Das Urteil der Stiftung Warentest hat Gewicht. Laut Statistiken des Bundesverbands der Deutschen Industrie (BDI) suchen drei von vier Deutschen regelmäßig Rat bei der Stiftung Warentest oder den Verbraucherzentralen, bevor sie etwas kaufen. Besonders wichtig sind deshalb die Testurteile. Ein Hersteller, der von sich behaupten kann, mit seinen Produkten Testsieger der Stiftung Warentest zu sein, kann sich über gute Absatzzahlen freuen. „Während ein positives Testurteil der Stiftung den Absatz von Waren und Dienstleistungen zu steigern vermag, führt ein schlechtes Testresultat oftmals zum Umsatzrückgang oder zur Imageschädigung“, bestätigt auch der BDI.

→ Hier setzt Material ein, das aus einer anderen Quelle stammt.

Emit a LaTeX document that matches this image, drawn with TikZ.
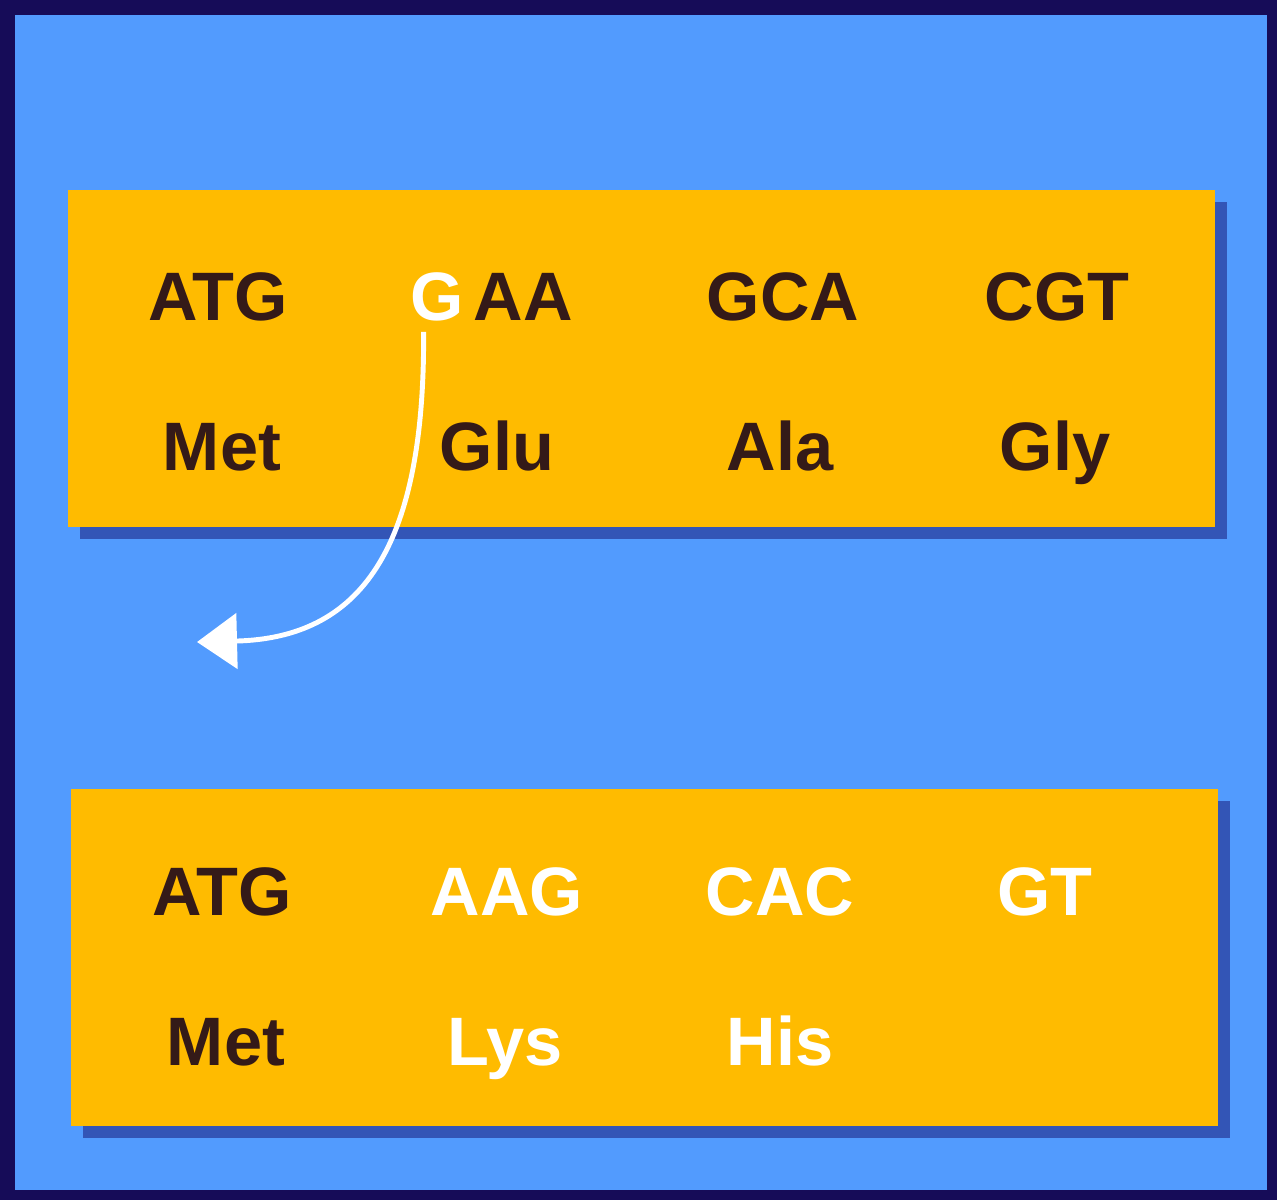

Dementsprechend schwer liegt dem Schokoladenhersteller Ritter Sport das Urteil „mangelhaft“ für seine Nuss-Schokolade im Magen. Die Warentester hatten behauptet, der in der Ritter Sport Voll-Nuss gefundene Aromastoff Piperonal, der natürlich unter anderem in Blütenölen sowie auch in Pflanzen wie Pfeffer oder Dill vorkommt, sei chemisch hergestellt worden. Qualität und Geschmack der Ritter Sport Voll-Nuss werden von der Stiftung als gut bewertet. Das Fehlurteil „mangelhaft“ resultiert daraus, dass das Zutatenverzeichnis irreführend und die Schokolade deshalb nicht verkehrsfähig sei. Gegen diese Darstellung will das Unternehmen rechtlich vorgehen. Die Einschätzung, dass Schokolade von Ritter Sport wegen falscher Deklaration nicht verkehrsfähig sei, könne die Firma nicht teilen. Einen ersten Erfolg hat der Hersteller bereits erzielt: Die aufgestellte Behauptung der Stiftung Warentest ist nach Einschätzung des Landgerichts München falsch. Dem Antrag von Ritter Sport auf einstweilige Verfügung ist deshalb stattgegeben worden.
Im vergangenen Jahr musste die Süßwarenindustrie schon einmal einen bitteren Drops der Stiftung Warentest lutschen. Die hatte Ende November einen Test veröffentlicht, demzufolge die Schokolade in neun von 24 Adventskalendern mit Ölrückständen verunreinigt war. Ritter Sport hatte bei dem Test im Übrigen gut abgeschnitten. Nachdem die Stiftung vor dem Kauf der Kalender gewarnt hatte, brach der Absatz von Adventskalendern stark ein. Nach Informationen der Zeitung „Die Welt“ erlitt die Süßwarenindustrie dadurch einen „Millionenschaden“, einzelne Hersteller seien von Summen zwischen wenigen zehntausend und mehreren Hunderttausend Euro betroffen. Daraufhin hatten verschiedene Unternehmen Klagen angekündigt, passiert ist bislang allerdings nichts.
Die Stiftung Warentest sieht einer möglichen Klage von Ritter Sport in jedem Fall sehr gelassen entgegen, wie Pressesprecherin Heike von Laak sagt. „Wir haben vier bis fünf Klagen im Jahr“, erzählt sie. Das letzte Mal, dass die Stiftung ein Urteil revidieren und sich entschuldigen musste, sei in den 1990er Jahren der Fall gewesen. Schadenersatz musste die Stiftung Warentest noch nie zahlen.